# Requirement:
Leaving out every picture, copy the lines of the data exactly, from the first through the line containing "from matplotlib.transforms import".

# Material:
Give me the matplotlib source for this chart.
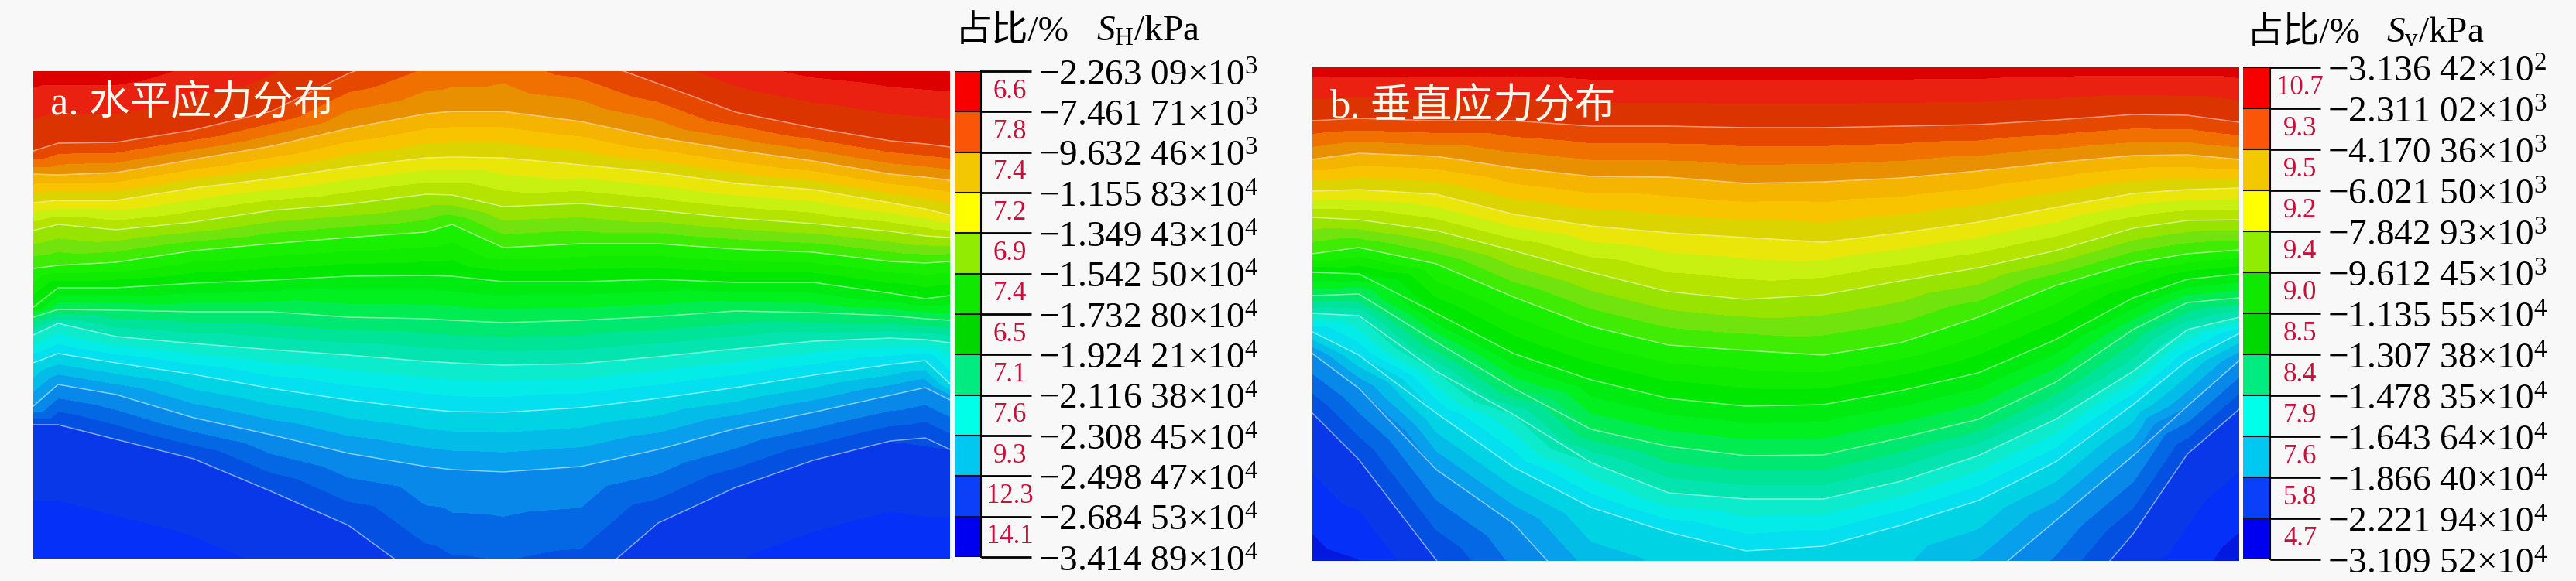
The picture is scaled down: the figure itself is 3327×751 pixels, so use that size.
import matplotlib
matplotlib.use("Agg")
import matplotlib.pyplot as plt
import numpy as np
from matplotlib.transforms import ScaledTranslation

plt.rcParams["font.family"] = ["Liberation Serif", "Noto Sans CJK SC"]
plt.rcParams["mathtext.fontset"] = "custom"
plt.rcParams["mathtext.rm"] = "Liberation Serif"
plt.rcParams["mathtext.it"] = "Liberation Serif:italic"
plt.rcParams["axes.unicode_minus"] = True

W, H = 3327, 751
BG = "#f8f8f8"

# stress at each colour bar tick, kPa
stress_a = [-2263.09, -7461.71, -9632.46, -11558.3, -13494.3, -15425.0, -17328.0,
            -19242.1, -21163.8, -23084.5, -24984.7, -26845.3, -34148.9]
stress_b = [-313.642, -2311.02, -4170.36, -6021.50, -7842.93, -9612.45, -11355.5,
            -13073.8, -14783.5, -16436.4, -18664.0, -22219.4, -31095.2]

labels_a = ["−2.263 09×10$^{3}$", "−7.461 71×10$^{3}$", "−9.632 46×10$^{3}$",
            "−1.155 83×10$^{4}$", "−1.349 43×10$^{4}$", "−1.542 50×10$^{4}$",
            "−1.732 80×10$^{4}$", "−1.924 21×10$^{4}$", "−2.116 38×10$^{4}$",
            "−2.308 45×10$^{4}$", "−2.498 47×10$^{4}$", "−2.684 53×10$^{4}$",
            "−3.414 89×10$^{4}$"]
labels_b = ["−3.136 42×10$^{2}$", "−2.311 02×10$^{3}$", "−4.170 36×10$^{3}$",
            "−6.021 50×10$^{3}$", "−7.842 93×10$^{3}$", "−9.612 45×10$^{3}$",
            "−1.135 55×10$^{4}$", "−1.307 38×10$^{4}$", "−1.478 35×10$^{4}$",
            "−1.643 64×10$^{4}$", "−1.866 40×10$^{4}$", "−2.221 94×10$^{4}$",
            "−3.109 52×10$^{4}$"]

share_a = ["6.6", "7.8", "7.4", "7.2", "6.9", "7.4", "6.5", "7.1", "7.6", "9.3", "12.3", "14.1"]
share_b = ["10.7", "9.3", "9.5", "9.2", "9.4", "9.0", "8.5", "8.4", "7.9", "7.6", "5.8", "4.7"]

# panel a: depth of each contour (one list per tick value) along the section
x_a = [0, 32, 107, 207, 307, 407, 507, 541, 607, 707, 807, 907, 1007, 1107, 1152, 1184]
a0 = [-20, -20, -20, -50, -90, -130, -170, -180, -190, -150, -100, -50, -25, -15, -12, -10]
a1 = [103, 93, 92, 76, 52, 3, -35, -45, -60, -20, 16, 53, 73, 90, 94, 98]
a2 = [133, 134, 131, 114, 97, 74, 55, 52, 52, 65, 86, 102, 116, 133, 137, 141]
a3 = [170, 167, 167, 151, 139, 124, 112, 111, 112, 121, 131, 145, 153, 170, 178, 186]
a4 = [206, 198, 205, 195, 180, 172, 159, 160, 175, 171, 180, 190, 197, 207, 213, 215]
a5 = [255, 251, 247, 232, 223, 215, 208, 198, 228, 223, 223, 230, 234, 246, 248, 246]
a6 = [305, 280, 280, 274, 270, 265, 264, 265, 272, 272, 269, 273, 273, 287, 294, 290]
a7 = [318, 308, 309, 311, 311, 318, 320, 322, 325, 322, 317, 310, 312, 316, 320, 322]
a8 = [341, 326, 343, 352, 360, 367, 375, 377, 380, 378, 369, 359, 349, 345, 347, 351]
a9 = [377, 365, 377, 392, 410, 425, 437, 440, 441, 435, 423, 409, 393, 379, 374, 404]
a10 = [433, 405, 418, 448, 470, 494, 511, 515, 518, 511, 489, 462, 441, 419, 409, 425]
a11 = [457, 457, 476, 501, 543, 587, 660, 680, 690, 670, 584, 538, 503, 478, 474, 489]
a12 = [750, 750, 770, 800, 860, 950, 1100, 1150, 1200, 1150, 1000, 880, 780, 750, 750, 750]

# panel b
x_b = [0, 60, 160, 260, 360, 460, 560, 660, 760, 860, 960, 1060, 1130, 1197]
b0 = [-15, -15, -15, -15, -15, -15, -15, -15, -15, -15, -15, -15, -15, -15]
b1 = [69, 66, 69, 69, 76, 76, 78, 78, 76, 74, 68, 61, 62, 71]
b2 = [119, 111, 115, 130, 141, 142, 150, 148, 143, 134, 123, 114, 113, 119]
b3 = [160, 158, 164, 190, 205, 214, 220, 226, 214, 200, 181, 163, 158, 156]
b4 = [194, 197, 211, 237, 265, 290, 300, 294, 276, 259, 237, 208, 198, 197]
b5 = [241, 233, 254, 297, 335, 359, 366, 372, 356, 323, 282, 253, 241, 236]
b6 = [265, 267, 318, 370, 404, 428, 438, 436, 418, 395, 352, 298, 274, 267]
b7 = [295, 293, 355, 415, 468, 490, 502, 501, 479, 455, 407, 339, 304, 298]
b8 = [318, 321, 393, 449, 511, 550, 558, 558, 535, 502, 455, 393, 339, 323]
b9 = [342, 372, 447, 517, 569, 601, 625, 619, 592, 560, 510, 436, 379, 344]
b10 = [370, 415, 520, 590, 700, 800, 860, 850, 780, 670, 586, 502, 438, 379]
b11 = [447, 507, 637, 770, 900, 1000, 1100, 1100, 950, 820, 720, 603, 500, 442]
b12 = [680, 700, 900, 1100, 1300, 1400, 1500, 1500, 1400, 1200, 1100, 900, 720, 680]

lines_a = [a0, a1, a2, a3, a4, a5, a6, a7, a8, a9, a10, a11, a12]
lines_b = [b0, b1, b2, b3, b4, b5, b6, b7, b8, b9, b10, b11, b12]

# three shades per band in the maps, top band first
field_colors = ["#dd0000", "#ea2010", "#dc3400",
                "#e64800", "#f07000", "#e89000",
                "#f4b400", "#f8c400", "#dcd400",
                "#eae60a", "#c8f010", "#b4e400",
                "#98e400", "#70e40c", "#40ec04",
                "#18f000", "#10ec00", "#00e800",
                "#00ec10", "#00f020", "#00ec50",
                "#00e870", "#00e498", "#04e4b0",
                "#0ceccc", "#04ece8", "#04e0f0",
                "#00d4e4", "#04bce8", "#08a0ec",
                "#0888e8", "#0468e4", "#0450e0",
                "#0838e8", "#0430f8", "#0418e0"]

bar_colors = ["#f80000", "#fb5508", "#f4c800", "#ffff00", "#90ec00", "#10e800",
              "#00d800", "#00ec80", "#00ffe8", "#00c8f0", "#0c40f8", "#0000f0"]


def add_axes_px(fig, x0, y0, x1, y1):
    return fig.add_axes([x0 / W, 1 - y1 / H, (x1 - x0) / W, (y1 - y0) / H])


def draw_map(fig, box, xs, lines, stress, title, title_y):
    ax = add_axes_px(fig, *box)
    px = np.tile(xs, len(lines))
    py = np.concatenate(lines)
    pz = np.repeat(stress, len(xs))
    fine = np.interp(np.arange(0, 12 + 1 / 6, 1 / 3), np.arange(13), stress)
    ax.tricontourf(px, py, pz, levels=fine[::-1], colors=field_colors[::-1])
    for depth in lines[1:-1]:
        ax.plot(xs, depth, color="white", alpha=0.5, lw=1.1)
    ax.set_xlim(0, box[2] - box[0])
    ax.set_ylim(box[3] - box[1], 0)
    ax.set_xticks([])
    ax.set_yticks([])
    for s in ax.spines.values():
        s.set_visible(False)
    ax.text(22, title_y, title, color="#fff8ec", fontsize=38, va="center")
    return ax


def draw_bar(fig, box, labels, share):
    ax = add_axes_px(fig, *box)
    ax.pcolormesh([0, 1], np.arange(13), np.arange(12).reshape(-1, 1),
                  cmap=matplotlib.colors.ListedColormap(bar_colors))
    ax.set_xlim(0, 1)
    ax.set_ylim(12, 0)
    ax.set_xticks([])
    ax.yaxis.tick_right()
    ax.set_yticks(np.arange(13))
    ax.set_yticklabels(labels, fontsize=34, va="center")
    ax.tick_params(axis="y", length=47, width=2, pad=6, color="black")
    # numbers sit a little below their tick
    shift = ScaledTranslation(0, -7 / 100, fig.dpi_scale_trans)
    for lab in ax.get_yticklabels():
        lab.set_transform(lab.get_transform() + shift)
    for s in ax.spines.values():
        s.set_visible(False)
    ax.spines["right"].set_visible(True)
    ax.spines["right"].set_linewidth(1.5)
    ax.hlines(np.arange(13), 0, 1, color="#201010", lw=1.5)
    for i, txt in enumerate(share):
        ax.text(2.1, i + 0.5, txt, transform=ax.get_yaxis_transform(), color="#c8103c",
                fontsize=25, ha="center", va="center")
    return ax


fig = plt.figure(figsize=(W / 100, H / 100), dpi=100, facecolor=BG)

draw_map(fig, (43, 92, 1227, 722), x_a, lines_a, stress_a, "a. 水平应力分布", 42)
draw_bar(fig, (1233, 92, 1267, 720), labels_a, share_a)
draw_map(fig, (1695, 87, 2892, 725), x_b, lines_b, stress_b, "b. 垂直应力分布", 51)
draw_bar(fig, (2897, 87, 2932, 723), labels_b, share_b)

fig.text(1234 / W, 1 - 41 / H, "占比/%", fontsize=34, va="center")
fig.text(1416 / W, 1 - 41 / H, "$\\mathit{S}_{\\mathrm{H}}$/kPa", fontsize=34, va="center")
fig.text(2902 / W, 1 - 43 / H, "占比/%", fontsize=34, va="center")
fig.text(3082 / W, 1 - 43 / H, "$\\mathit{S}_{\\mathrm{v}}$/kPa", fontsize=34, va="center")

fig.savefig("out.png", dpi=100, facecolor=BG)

# Final result:
Give me the matplotlib source for this chart.
The picture is scaled down: the figure itself is 3327×751 pixels, so use that size.
import matplotlib
matplotlib.use("Agg")
import matplotlib.pyplot as plt
import numpy as np
from matplotlib.transforms import ScaledTranslation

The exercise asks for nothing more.